Thrikkakara panchayat, which provided one of the first models of sustainable waste management in the State, will now renew its efforts to find a permanent solution to the continuing problem of rising heaps of waste across its residential areas with the help of residential associations that have expressed their willingness to segregate waste to enable proper handling and disposal.
Thrikkakara panchayat president Sabitha Kareem told The Hindu that waste disposal was a major problem facing the panchayat. The problem can be solved only with the participation of the people, she said.
The panchayat has sufficient installed capacity already to handle about 1.5 to 2 tonnes of segregated waste daily, she said.
However, segregation — basically between bio-degradable and plastics, had not happened so far.
Former panchayat president and member of the District Panchayat M. E. Hassainar said that Thrikkakara had provided a model for the State in localised handling of waste more than a decade ago.
The problem of segregation continued to persist with waste now being collected without discrimination and being dumped in a public place.
Secretary of Thrikkakara Residential Associations' Apex Council M. S. Anil Kumar said that the residential associations were ready to cooperate with the panchayat authorities to find a permanent and lasting answer to the problem of waste management.
The residential associations are ready to be part of the solution to the problem with backing from the panchayat authorities, said Salim Kunnumpuram of the Apex Council. He said that the Council was ready to hold an awareness campaign, take classes and even provide physical facilities for helping residents segregate waste so that it could be disposed of properly.
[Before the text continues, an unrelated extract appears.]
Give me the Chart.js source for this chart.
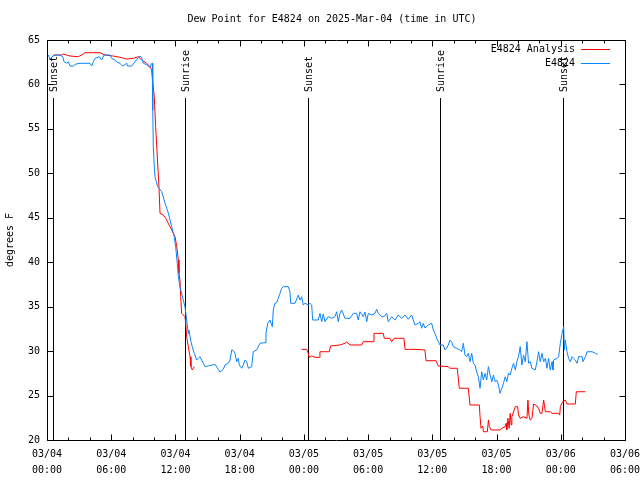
<!DOCTYPE html>
<html><head><meta charset="utf-8">
<script src="https://cdn.jsdelivr.net/npm/chart.js@4"></script>
<style>html,body{margin:0;padding:0;background:#fff}canvas{display:block}</style>
</head><body>
<canvas id="c" width="640" height="480"></canvas>
<script>
const TITLE = "Dew Point for E4824 on 2025-Mar-04 (time in UTC)";
const Y_TITLE = "degrees F";
const seriesNames = ["E4824 Analysis", "E4824"];
const seriesColors = ["#ff0000", "#0a84ff"];
const xTickDates = ["03/04","03/04","03/04","03/04","03/05","03/05","03/05","03/05","03/06","03/06"];
const xTickTimes = ["00:00","06:00","12:00","18:00","00:00","06:00","12:00","18:00","00:00","06:00"];
const yTickValues = [20,25,30,35,40,45,50,55,60,65];
const sunTimes = [0.56, 12.9, 24.38, 36.71, 48.2];
const sunLabels = ["Sunset","Sunrise","Sunset","Sunrise","Sunset"];

// hours since 03/04 00:00 UTC
const analysisTimes = [0.59,1.37,1.52,2.15,2.92,3.24,3.55,4.95,5.42,6.19,6.82,7.45,8.06,8.53,8.85,9.31,9.62,9.78,9.84,10.02,10.15,10.27,10.46,10.56,10.86,11.09,11.33,11.65,11.96,12.12,12.27,12.33,12.42,12.49,12.58,12.89,12.96,13.05,13.2,13.36,13.45,13.57,13.76,
18.0,
23.79,24.26,24.41,24.5,24.73,25.04,25.44,25.5,26.37,26.5,27.37,27.84,28.0,28.31,29.4,29.55,30.49,30.55,31.42,31.51,32.04,32.2,32.42,33.35,33.45,34.38,35.31,35.41,36.34,36.56,37.49,37.65,38.33,38.52,39.36,39.52,40.39,40.46,40.55,40.71,40.77,41.14,41.24,41.33,41.49,42.33,42.49,42.81,42.9,42.96,43.06,43.18,43.27,43.37,43.43,43.75,43.97,44.05,44.21,44.52,44.84,44.93,45.02,45.15,45.31,45.46,45.77,45.93,46.08,46.24,46.4,46.56,47.02,47.18,47.8,47.9,47.96,48.17,48.42,48.58,49.36,49.45,50.3];
const analysisValues = [63.31,63.31,63.42,63.2,63.12,63.31,63.57,63.57,63.31,63.2,63.05,62.86,62.94,63.12,62.75,62.38,62.0,61.63,60.69,58.62,55.25,52.63,48.5,45.5,45.31,44.94,44.38,43.63,42.87,41.75,40.25,38.75,38.0,36.12,34.25,33.87,33.13,31.62,30.5,29.37,28.25,27.88,28.25,
null,
30.2,30.2,29.75,29.3,29.45,29.3,29.3,29.93,29.93,30.58,30.69,30.88,31.03,30.69,30.69,31.06,31.06,32.0,32.0,31.44,31.44,31.06,31.44,31.44,30.2,30.2,30.13,28.92,28.92,28.33,28.25,28.07,28.07,25.82,25.82,23.94,23.94,22.62,21.32,21.58,20.93,20.93,22.25,21.5,21.13,21.13,21.32,21.5,21.88,21.13,22.44,21.32,23.0,21.69,22.62,23.75,23.75,22.81,22.44,22.62,22.44,24.5,22.81,22.25,22.44,24.05,23.83,23.57,23.0,23.0,24.5,23.18,23.18,23.0,23.0,22.81,23.75,24.31,24.5,24.05,24.05,25.43,25.43];

const obsTimes = [0.12,0.28,0.56,0.84,1.21,1.47,1.59,1.84,1.99,2.15,2.46,2.71,3.08,4.02,4.18,4.33,4.48,4.89,5.11,5.33,5.89,6.04,6.35,6.54,6.82,7.07,7.45,7.52,7.91,8.22,8.53,8.69,8.85,9.0,9.31,9.62,9.78,9.84,9.86,9.9,9.93,10.04,10.09,10.34,10.71,10.84,11.02,11.33,11.65,11.89,12.02,12.17,12.27,12.42,12.73,12.89,13.05,13.2,13.26,13.45,13.57,13.76,13.98,14.13,14.29,14.45,14.76,15.07,15.69,16.0,16.16,16.47,16.63,16.94,17.1,17.26,17.41,17.56,17.72,17.87,17.96,18.19,18.34,18.5,18.66,18.81,19.12,19.27,19.59,19.9,20.37,20.46,20.62,20.83,21.05,21.14,21.3,21.46,21.77,21.93,22.08,22.54,22.7,22.77,23.17,23.48,23.63,23.79,23.94,24.1,24.41,24.57,24.73,24.82,25.34,25.5,25.66,25.81,25.97,26.28,26.6,26.9,27.06,27.21,27.37,27.53,27.84,28.31,28.62,28.93,29.08,29.24,29.55,29.71,29.87,30.02,30.33,30.64,30.8,30.95,31.27,31.48,31.74,31.88,32.2,32.51,32.82,33.14,33.45,33.75,34.07,34.22,34.38,34.69,34.85,35.0,35.15,35.31,35.62,35.94,36.09,36.25,36.41,36.56,36.71,37.02,37.18,37.34,37.49,37.65,37.8,37.96,38.27,38.58,38.74,38.89,39.05,39.2,39.36,39.52,39.68,39.83,39.99,40.14,40.3,40.46,40.61,40.77,40.93,41.08,41.24,41.4,41.56,41.71,41.87,42.02,42.18,42.33,42.49,42.65,42.81,42.96,43.12,43.27,43.43,43.59,43.75,43.9,44.05,44.21,44.37,44.52,44.68,44.84,44.99,45.15,45.31,45.62,45.77,45.93,46.08,46.24,46.4,46.56,46.71,46.86,47.02,47.18,47.27,47.33,47.65,47.8,47.96,48.12,48.27,48.33,48.42,48.58,48.73,48.89,49.05,49.2,49.36,49.52,49.67,49.99,50.08,50.3,50.46,50.92,51.24,51.45];
const obsValues = [63.31,62.86,63.2,63.31,63.31,63.12,62.56,62.38,62.56,62.07,62.07,62.3,62.38,62.38,62.07,62.56,62.94,63.12,62.75,63.31,63.31,62.94,62.75,62.5,62.38,62.07,62.38,62.07,62.07,62.56,63.05,63.2,62.98,62.38,62.22,61.93,62.38,62.38,60.5,57.1,53.0,50.4,49.6,48.5,47.93,47.45,46.66,45.54,44.0,42.87,41.75,39.88,38.37,37.25,35.75,35.0,33.5,32.0,32.38,31.06,30.5,29.75,29.0,29.19,29.37,29.0,28.25,28.33,28.52,27.95,27.65,27.95,28.44,28.63,29.0,30.13,30.05,29.75,28.81,29.19,28.44,28.07,28.44,29.0,28.81,28.07,28.25,29.93,30.13,30.88,30.95,32.0,33.13,33.5,32.75,34.63,35.38,35.45,36.5,37.07,37.25,37.25,36.68,35.38,35.38,36.31,35.75,36.12,35.19,35.38,35.19,35.38,35.19,33.5,33.5,34.25,33.31,34.17,33.31,33.87,33.69,33.87,34.43,33.31,34.25,34.63,33.69,33.69,34.25,34.25,33.5,34.43,33.87,34.4,33.31,34.25,34.06,34.25,34.7,34.25,33.87,33.87,34.25,33.31,33.87,33.5,34.06,33.69,34.06,33.58,34.06,33.5,32.94,33.13,33.31,32.57,33.13,32.6,32.94,33.13,32.38,32.0,31.44,31.06,30.69,30.69,30.13,30.32,30.69,31.25,31.06,30.5,30.32,30.13,29.93,30.88,29.56,29.37,29.75,28.81,29.75,28.63,28.44,27.68,27.12,25.82,27.68,26.75,27.5,26.75,28.25,27.31,26.56,27.31,26.56,26.75,26.19,25.25,25.82,26.38,27.12,26.56,27.5,27.31,28.07,28.63,27.88,28.81,29.37,30.5,28.44,29.56,28.81,31.06,28.63,28.81,28.07,27.88,28.81,29.93,28.81,29.75,28.81,29.19,28.07,29.19,27.88,28.81,27.88,29.0,29.19,29.37,30.88,32.0,32.75,30.13,31.25,29.93,29.19,28.81,29.37,29.19,29.0,28.63,29.37,29.37,28.81,29.37,29.93,29.93,29.75,29.64];

const MONO = '"DejaVu Sans Mono", "Liberation Mono", monospace';
const FONT = '10px ' + MONO;
const PLOT = {left: 47, right: 625, top: 40, bottom: 440};

const deco = {
  id: 'deco',
  beforeDatasetsDraw(chart) {
    const {ctx, chartArea: a, scales: {x}} = chart;
    ctx.save();
    ctx.strokeStyle = '#000'; ctx.lineWidth = 1;
    ctx.font = FONT; ctx.fillStyle = '#000';
    sunTimes.forEach((t, i) => {
      const px = Math.round(x.getPixelForValue(t)) + 0.5;
      ctx.beginPath(); ctx.moveTo(px, 98); ctx.lineTo(px, a.bottom); ctx.stroke();
      ctx.save();
      ctx.translate(px + 1, 92); ctx.rotate(-Math.PI / 2);
      ctx.textAlign = 'left'; ctx.textBaseline = 'middle';
      ctx.fillText(sunLabels[i], 0, 0);
      ctx.restore();
    });
    ctx.restore();
  },
  afterDraw(chart) {
    const {ctx, chartArea: a, scales: {x, y}} = chart;
    ctx.save();
    ctx.strokeStyle = '#000'; ctx.lineWidth = 1;
    const L = Math.round(a.left) + 0.5, R = Math.round(a.right) + 0.5;
    const T = Math.round(a.top) + 0.5, B = Math.round(a.bottom) + 0.5;
    ctx.beginPath(); ctx.rect(L, T, R - L, B - T); ctx.stroke();
    ctx.beginPath();
    for (let h = 0; h <= 54; h += 2) {
      const len = (h % 6 === 0) ? 6 : 3;
      const px = Math.round(x.getPixelForValue(h)) + 0.5;
      ctx.moveTo(px, B); ctx.lineTo(px, B - len);
      ctx.moveTo(px, T); ctx.lineTo(px, T + len);
    }
    yTickValues.forEach(v => {
      const py = Math.round(y.getPixelForValue(v)) + 0.5;
      ctx.moveTo(L, py); ctx.lineTo(L + 6, py);
      ctx.moveTo(R, py); ctx.lineTo(R - 6, py);
    });
    ctx.stroke();
    ctx.font = FONT; ctx.fillStyle = '#000';
    ctx.textAlign = 'center'; ctx.textBaseline = 'middle';
    ctx.fillText(TITLE, 332, 19);
    ctx.save(); ctx.translate(10, 240); ctx.rotate(-Math.PI / 2);
    ctx.fillText(Y_TITLE, 0, 0); ctx.restore();
    // legend
    ctx.textAlign = 'right';
    const rows = [49.5, 63.5];
    seriesNames.forEach((n, i) => {
      ctx.fillStyle = '#000';
      ctx.fillText(n, 575, rows[i]);
      ctx.strokeStyle = seriesColors[i];
      ctx.beginPath(); ctx.moveTo(581, Math.round(rows[i]) - 0.5); ctx.lineTo(610, Math.round(rows[i]) - 0.5); ctx.stroke();
    });
    ctx.restore();
  }
};

const analysisData = analysisTimes.map((t, i) => ({x: t, y: analysisValues[i]}));
const obsData = obsTimes.map((t, i) => ({x: t, y: obsValues[i]}));

new Chart(document.getElementById('c'), {
  type: 'line',
  data: {
    datasets: [
      {label: seriesNames[0], data: analysisData, borderColor: seriesColors[0], borderWidth: 1, pointRadius: 0, tension: 0, spanGaps: false, order: 1},
      {label: seriesNames[1], data: obsData, borderColor: seriesColors[1], borderWidth: 1, pointRadius: 0, tension: 0, spanGaps: false, order: 0}
    ]
  },
  options: {
    responsive: false, animation: false, devicePixelRatio: 1,
    layout: {padding: {left: 0, top: PLOT.top, right: 640 - PLOT.right, bottom: 0}},
    plugins: {legend: {display: false}, tooltip: {enabled: false}, title: {display: false}},
    scales: {
      x: {
        type: 'linear', min: 0, max: 54,
        grid: {display: false, drawTicks: false}, border: {display: false},
        ticks: {stepSize: 6, autoSkip: false, maxRotation: 0, padding: 6, color: '#000',
          font: {family: MONO, size: 10, lineHeight: 1.6},
          callback: (v) => { const i = Math.round(v / 6); return [xTickDates[i], xTickTimes[i]]; }},
        afterFit: (s) => { s.height = 480 - PLOT.bottom; s.paddingLeft = 0; s.paddingRight = 0; }
      },
      y: {
        type: 'linear', min: 20, max: 65,
        grid: {display: false, drawTicks: false}, border: {display: false},
        ticks: {stepSize: 5, padding: 7, color: '#000', font: {family: MONO, size: 10}},
        afterFit: (s) => { s.width = PLOT.left; s.paddingTop = 0; s.paddingBottom = 0; }
      }
    }
  },
  plugins: [deco]
});
</script>
</body></html>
A spokesman for the Thrikkakara panchayat said that since 1998 the panchayat had been in the forefront for finding a permanent solution to the waste problem.
Having emerged as one of the major hubs for information technology (IT) industry in the State, the panchayat had to be a model for others in Kerala, he said.
It was with this view that capacity for treating about 1.5 tonnes of bio-degradable waste was installed in different phases at a combined cost of Rs. 50 lakh, he said.
Vermi compost units at the NGO Quarters and Surabhi Nagar; 20 bio-bins near the Thrikkakara panchayat office and four bio-gas plants at different stages of completion at various locations can meet the current requirement for waste disposal, he added.